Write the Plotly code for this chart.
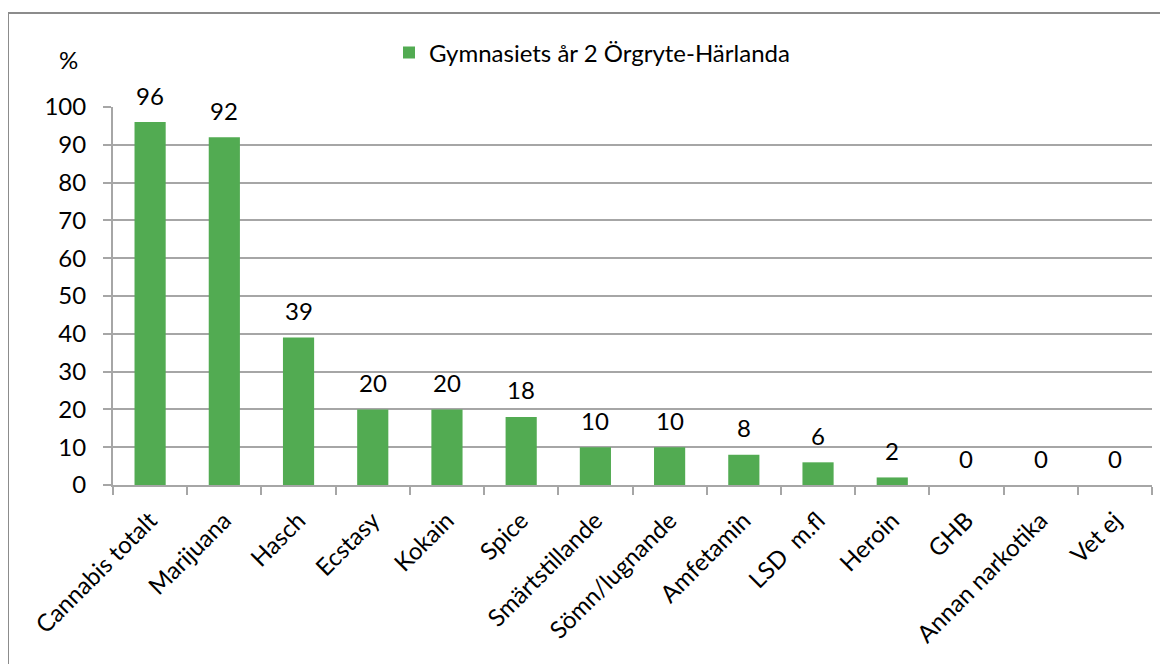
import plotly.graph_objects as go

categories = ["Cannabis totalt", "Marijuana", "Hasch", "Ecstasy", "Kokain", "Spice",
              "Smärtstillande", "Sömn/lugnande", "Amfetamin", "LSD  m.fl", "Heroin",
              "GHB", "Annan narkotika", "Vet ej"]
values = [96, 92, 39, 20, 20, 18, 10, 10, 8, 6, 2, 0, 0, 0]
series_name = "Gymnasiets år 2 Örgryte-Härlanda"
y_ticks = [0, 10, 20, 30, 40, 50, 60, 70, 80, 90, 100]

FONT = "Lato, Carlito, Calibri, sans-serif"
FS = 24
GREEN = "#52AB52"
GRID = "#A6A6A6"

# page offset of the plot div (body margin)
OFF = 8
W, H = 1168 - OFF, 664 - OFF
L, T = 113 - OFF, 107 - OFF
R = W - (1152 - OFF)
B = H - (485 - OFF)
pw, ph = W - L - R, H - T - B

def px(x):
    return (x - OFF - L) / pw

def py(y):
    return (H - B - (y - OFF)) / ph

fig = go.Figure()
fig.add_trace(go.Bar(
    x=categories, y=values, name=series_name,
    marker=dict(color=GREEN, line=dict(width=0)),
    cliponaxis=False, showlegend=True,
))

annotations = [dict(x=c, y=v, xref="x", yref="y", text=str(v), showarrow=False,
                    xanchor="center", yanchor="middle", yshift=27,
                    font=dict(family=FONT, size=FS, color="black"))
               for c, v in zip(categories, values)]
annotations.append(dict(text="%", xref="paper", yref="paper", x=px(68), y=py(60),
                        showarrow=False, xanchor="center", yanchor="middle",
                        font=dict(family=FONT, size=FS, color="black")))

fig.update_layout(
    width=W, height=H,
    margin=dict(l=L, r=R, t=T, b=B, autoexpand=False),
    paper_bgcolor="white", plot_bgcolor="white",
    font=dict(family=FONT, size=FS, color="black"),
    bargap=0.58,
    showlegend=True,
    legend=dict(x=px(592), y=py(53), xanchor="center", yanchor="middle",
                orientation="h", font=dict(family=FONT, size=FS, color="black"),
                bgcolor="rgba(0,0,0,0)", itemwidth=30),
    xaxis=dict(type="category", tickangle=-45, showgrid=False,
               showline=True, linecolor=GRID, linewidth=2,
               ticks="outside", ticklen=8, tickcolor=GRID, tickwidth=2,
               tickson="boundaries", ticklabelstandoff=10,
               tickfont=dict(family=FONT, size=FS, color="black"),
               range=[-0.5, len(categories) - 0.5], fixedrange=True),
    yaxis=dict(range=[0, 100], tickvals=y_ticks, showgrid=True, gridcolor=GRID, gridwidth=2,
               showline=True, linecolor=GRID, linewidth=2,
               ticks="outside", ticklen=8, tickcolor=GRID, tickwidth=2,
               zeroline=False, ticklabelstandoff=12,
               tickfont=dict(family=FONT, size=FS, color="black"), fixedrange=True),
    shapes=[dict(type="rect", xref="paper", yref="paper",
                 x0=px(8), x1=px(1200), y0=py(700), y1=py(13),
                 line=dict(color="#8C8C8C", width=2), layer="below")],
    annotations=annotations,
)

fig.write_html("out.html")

---

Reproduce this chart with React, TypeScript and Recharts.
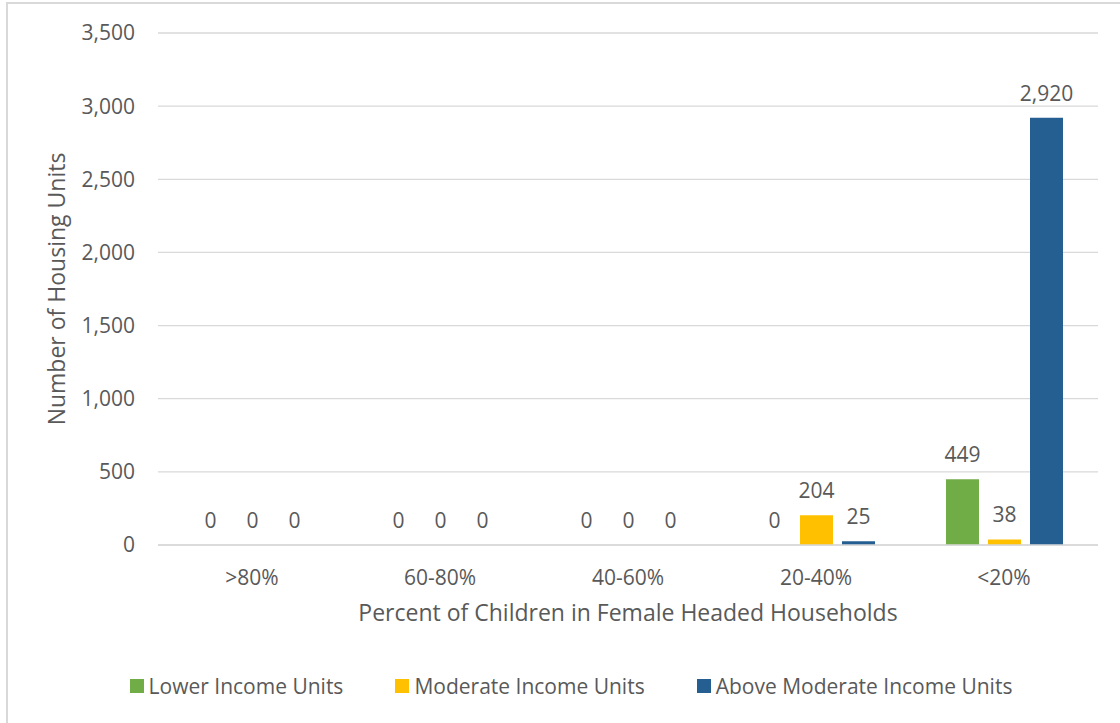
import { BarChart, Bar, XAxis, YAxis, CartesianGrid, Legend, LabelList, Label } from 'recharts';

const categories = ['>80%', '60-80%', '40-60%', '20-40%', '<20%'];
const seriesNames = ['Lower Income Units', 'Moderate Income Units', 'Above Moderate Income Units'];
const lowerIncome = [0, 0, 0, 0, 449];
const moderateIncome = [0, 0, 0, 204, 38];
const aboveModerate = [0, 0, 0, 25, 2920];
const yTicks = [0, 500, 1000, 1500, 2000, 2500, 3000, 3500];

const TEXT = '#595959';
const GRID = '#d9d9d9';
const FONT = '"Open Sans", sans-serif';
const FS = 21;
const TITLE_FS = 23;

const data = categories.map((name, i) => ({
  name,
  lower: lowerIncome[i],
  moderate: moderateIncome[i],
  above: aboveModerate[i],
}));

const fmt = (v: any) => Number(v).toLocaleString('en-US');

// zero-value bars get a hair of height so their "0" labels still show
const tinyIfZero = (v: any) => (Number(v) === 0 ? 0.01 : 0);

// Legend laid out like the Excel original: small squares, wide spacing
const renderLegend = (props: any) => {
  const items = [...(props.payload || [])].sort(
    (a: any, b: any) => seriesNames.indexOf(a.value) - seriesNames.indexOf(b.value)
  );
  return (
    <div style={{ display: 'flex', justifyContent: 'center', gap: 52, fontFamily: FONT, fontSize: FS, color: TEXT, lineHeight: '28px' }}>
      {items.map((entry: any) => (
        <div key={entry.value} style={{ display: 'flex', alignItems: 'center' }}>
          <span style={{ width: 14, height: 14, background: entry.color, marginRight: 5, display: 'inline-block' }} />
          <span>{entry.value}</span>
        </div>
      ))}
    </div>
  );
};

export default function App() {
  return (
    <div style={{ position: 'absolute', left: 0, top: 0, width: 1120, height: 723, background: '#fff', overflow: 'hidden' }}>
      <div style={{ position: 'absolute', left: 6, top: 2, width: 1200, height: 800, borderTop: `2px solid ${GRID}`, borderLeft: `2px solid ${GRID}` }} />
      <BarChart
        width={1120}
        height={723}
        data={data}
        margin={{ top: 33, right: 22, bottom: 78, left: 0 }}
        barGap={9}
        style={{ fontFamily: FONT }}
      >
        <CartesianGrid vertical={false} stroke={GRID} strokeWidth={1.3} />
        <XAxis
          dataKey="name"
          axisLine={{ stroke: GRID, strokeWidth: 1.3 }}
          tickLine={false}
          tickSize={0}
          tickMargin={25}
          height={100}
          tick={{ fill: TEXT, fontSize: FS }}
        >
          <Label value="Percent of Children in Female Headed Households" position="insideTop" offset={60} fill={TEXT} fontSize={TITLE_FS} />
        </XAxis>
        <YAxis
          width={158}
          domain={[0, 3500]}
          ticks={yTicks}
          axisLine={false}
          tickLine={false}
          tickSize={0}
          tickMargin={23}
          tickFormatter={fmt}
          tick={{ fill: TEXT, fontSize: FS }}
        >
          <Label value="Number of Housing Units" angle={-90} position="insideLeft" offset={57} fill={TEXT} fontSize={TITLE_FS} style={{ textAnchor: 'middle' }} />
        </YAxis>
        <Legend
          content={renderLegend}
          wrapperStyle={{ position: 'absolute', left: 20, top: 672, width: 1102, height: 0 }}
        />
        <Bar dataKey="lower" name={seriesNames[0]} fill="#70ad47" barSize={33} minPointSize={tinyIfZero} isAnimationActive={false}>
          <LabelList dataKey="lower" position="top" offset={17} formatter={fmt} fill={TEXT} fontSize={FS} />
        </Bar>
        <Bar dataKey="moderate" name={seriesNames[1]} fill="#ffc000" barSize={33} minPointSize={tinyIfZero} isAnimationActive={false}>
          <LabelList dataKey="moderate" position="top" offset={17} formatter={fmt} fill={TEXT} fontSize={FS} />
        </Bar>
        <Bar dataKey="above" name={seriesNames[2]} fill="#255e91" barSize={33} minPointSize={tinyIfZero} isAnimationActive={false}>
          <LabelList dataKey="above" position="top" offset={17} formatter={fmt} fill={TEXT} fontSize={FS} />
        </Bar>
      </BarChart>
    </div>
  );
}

**Set exercise**
Using the entries above, transcribe every line from the line containing "Write the Plotly code for this chart." through the line containing "import plotly.graph_objects as go". Do not copy pictures.

**The output**
Write the Plotly code for this chart.
import plotly.graph_objects as go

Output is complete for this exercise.